Stochastic block model is a clustering model on a graph $G=(V,E)$, defined by the following data structure,
- $k$, a number indicating the number of groups the graph nodes are to be clustered into.
- A $k\times k$ stochastic matrix $\bf M$, where each entry ${\bf M}(i,j)$ means the probability that a node of the $i$th group has a link with a node in the $j$th group.
- $\bf z$, an $n×1$ vector indicating the group membership of each graph node.
The observed edge set $E$ is viewed as being generated by the above model in the following way: for every possible edge (dependent on if the graph is directed, simple or loop-less) involving nodes $u,v$, flip an unfair coin with head probability $M(z(u),z(v))$; if the coin turns out head, then draw a directed link between $u,v$. The generation of each link is independent. Then the likelihood function is
$$\cal L( E \mid \bf M,z) = \prod_{(u,v) \in E} {\bf M}({\bf z}(u),{\bf z}(v)) \prod \limits_{(u,v) \notin E} \left( 1 - {\bf M}({\bf z}(u),{\bf z}(v)) \right)$$
Then our task is to find
$$({\bf M},{\bf z}) = \operatorname{argmax} \text{x}_{{\bf M},{\bf z}} \cal L(E \mid {\bf M},{\bf z})$$
Now here comes the problem. Let $E_{i,j}$ be the set of edges connecting a node in group $i$ and a node in group $j$. Let $n_{i,j}$ be the number of maximum possible edges between group $i$ and group $j$. Note that $n_{ij}$ varies with different graph definitions (if the graph is directed, simple, loopless, etc.). Since the generation of each link is independent, then the generation of links between group $i$ and group $j$ are $n_{ij}$-time i.i.d.
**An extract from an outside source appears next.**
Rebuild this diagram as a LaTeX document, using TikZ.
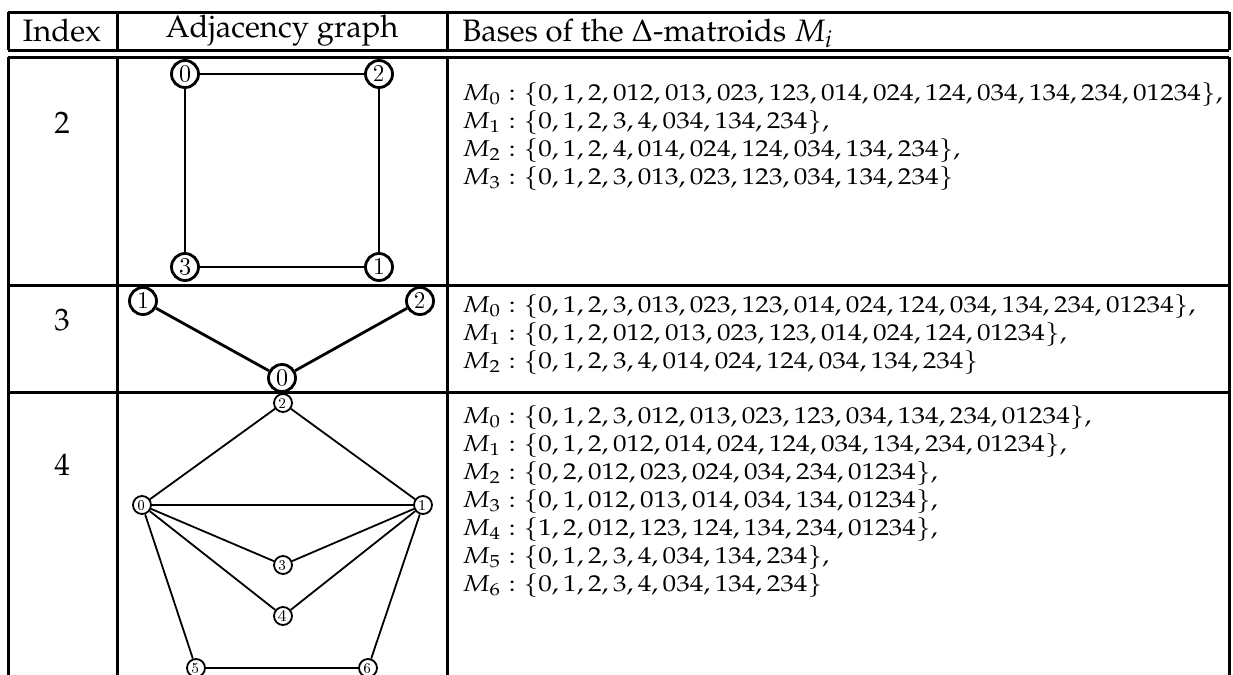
\documentclass[tikz,border=0pt]{standalone}
\usepackage[T1]{fontenc}
\usepackage{mathpazo}

% the bases are set a little wider than the font
\newcommand{\wideset}[1]{\scalebox{1.18}[1]{#1}}

\tikzset{
  tabline/.style={line width=1.5pt},
  bigvtx/.style={circle,draw,line width=1.4pt,fill=white,inner sep=0pt,minimum size=13.5pt,
    font=\fontsize{12}{12}\usefont{T1}{lmr}{m}{n}},
  smallvtx/.style={circle,draw,line width=0.9pt,fill=white,inner sep=0pt,minimum size=9pt,
    font=\fontsize{8}{8}\usefont{T1}{lmr}{m}{n}},
  bigedge/.style={line width=1.4pt},
  smalledge/.style={line width=0.9pt},
  headtxt/.style={inner sep=0pt,font=\fontsize{15.5}{18}\selectfont},
  basetxt/.style={anchor=base west,inner sep=0pt,font=\fontsize{11.5}{14}\selectfont},
}

\begin{document}
\begin{tikzpicture}[x=0.5pt,y=-0.5pt]
            \useasboundingbox (0,0) rectangle (1233,675);

            % table rules
            \draw[tabline] (8,12) -- (1229,12);
            \draw[tabline] (8,50) -- (1229,50);
            \draw[tabline] (8,57) -- (1229,57);
            \draw[tabline] (8,285) -- (1229,285);
            \draw[tabline] (8,392) -- (1229,392);
            \draw[tabline] (8,12) -- (8,50);
            \draw[tabline] (117,12) -- (117,50);
            \draw[tabline] (447,12) -- (447,50);
            \draw[tabline] (1229,12) -- (1229,50);
            \draw[tabline] (8,57) -- (8,680);
            \draw[tabline] (117,57) -- (117,680);
            \draw[tabline] (447,57) -- (447,680);
            \draw[tabline] (1229,57) -- (1229,680);

            % header
            \node[headtxt] (hidx) at (62,31) {Index};
            \node[headtxt] (hgraph) at (282,31) {Adjacency graph};
            \node[headtxt,anchor=base west] (hbases) at (462,41) {Bases of the $\Delta$-matroids $M_i$};

            % index column
            \node[headtxt] (idx2) at (62,123) {2};
            \node[headtxt] (idx3) at (62,320) {3};
            \node[headtxt] (idx4) at (62,465) {4};

            % graph of index 2
            \node[bigvtx] (a0) at (185,74) {0};
            \node[bigvtx] (a2) at (379,74) {2};
            \node[bigvtx] (a3) at (185,267) {3};
            \node[bigvtx] (a1) at (379,267) {1};
            \draw[bigedge] (a0) -- (a2);
            \draw[bigedge] (a2) -- (a1);
            \draw[bigedge] (a1) -- (a3);
            \draw[bigedge] (a3) -- (a0);

            % graph of index 3
            \node[bigvtx] (b1) at (143,301) {1};
            \node[bigvtx] (b2) at (420,301) {2};
            \node[bigvtx] (b0) at (282,378) {0};
            \draw[bigedge] (b1) -- (b0);
            \draw[bigedge] (b0) -- (b2);

            % graph of index 4
            \node[smallvtx] (c2) at (283,403) {2};
            \node[smallvtx] (c0) at (142,505) {0};
            \node[smallvtx] (c1) at (423,505) {1};
            \node[smallvtx] (c3) at (283,565) {3};
            \node[smallvtx] (c4) at (283,616) {4};
            \node[smallvtx] (c5) at (196,668) {5};
            \node[smallvtx] (c6) at (368,668) {6};
            \draw[smalledge] (c2) -- (c0);
            \draw[smalledge] (c2) -- (c1);
            \draw[smalledge] (c0) -- (c1);
            \draw[smalledge] (c0) -- (c3);
            \draw[smalledge] (c3) -- (c1);
            \draw[smalledge] (c0) -- (c4);
            \draw[smalledge] (c4) -- (c1);
            \draw[smalledge] (c0) -- (c5);
            \draw[smalledge] (c5) -- (c6);
            \draw[smalledge] (c6) -- (c1);

            % bases of index 2
            \node[basetxt] (m20) at (462,100) {\wideset{$M_0 : \{0,1,2,012,013,023,123,014,024,124,034,134,234,01234\}$,}};
            \node[basetxt] (m21) at (462,128) {\wideset{$M_1 : \{0,1,2,3,4,034,134,234\}$,}};
            \node[basetxt] (m22) at (462,156) {\wideset{$M_2 : \{0,1,2,4,014,024,124,034,134,234\}$,}};
            \node[basetxt] (m23) at (462,184) {\wideset{$M_3 : \{0,1,2,3,013,023,123,034,134,234\}$}};

            % bases of index 3
            \node[basetxt] (m30) at (462,312) {\wideset{$M_0 : \{0,1,2,3,013,023,123,014,024,124,034,134,234,01234\}$,}};
            \node[basetxt] (m31) at (462,340) {\wideset{$M_1 : \{0,1,2,012,013,023,123,014,024,124,01234\}$,}};
            \node[basetxt] (m32) at (462,368) {\wideset{$M_2 : \{0,1,2,3,4,014,024,124,034,134,234\}$}};

            % bases of index 4
            \node[basetxt] (m40) at (462,423) {\wideset{$M_0 : \{0,1,2,3,012,013,023,123,034,134,234,01234\}$,}};
            \node[basetxt] (m41) at (462,451) {\wideset{$M_1 : \{0,1,2,012,014,024,124,034,134,234,01234\}$,}};
            \node[basetxt] (m42) at (462,479) {\wideset{$M_2 : \{0,2,012,023,024,034,234,01234\}$,}};
            \node[basetxt] (m43) at (462,507) {\wideset{$M_3 : \{0,1,012,013,014,034,134,01234\}$,}};
            \node[basetxt] (m44) at (462,535) {\wideset{$M_4 : \{1,2,012,123,124,134,234,01234\}$,}};
            \node[basetxt] (m45) at (462,563) {\wideset{$M_5 : \{0,1,2,3,4,034,134,234\}$,}};
            \node[basetxt] (m46) at (462,591) {\wideset{$M_6 : \{0,1,2,3,4,034,134,234\}$}};
        \end{tikzpicture}
\end{document}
Bernoulli trials, thus if $\bf z$ is given, ${\bf {M}}(i,j)$ can be estimated by ${\bf {\hat M}}(i,j)=\dfrac{|E_{i,j}|}{n_{i,j}}$, which is itself an MLE estimation, i.e. $$\left(\frac{|E_{i,j}|}{n_{i,j}}\right)_{i,j}={\bf\hat M}= \operatorname{argmax}_{\bf M} \cal L\left( E,{\bf z} \mid {\bf M} \right)$$
Then the textbook directly plugs ${\bf {\hat M}}(i,j)$ back in the original likelihood function, leading to a simplified likelihood
$$\cal L( E \mid {\bf M},{\bf z}) = \prod\limits_{i,j} {\bf M}^{|E_{i,j}|} (i,j)(1 - {\bf M}(i,j))^{n_{i,j} - |E_{i,j}|} = \prod\limits_{i,j} \left(\frac{|E_{i,j}|}{n_{i,j}}\right)^{|E_{i,j}|} \left( 1 - \frac{|E_{i,j}|}{n_{i,j}} \right)^{n_{i,j} - |E_{i,j}|} $$
which is a function only dependent on $\bf{z}$.
I am puzzled about why $\bf{\hat M}$ can be directly plugged into the original likelihood? More specifically,
Is $\bf{\hat M}$ also the solution for $\bf{M}$ of the original likelihood maximization problem?
Does the solution of $\bf{z}$ stays the same after simplification of the likelihood? Why?
This holds no matter $M$ and $z$ are dependent or not.
Recall maximizing a two-dimensional function $f(x,y)$, what you are gonna do is to find $\frac{{\partial f}}{{\partial x}},\frac{{\partial f}}{{\partial y}}$ and solve $\left\{ \begin{gathered} \frac{{\partial f}}{{\partial x}} = 0, \hfill \\ \frac{{\partial f}}{{\partial y}} = 0. \hfill \\ \end{gathered} \right.$ Also, you can first solve $\frac{{\partial f}}{{\partial x}} = 0$ and get a function $x=h(y)$ and plug it back in $f(x,y)$ to find $y^*$ that maximizes $f(h(y),y)$, and then $x^*=h(y^*)$. It is the same thing as solving the equation group.
To further see this, the maximum points $(x^*,y^*)$ has to satisfy $\frac{{\partial f}}{{\partial x}} = 0$, thus the problem is equivalent to maximize $f(x,y)$ with restriction $\frac{{\partial f}}{{\partial x}} = 0$ or $x=h(y)$. What you can do with a maximization problem with restriction $x=h(y)$ is to simply plug the restriction into $f$ if $h$ can be easily expressed; otherwise one may look for Lagrange method to simplify calculation.
Specifically about your problem, $\cal L$ is a function dependent on $M,z$, and the $\hat M=\frac{|E_{i,j}|}{n_{I,j}}$ is actually the solution of $\frac{{\partial L}}{{\partial M}} = 0$, and there is no problem to plug it back in $\cal L$ by the above argument.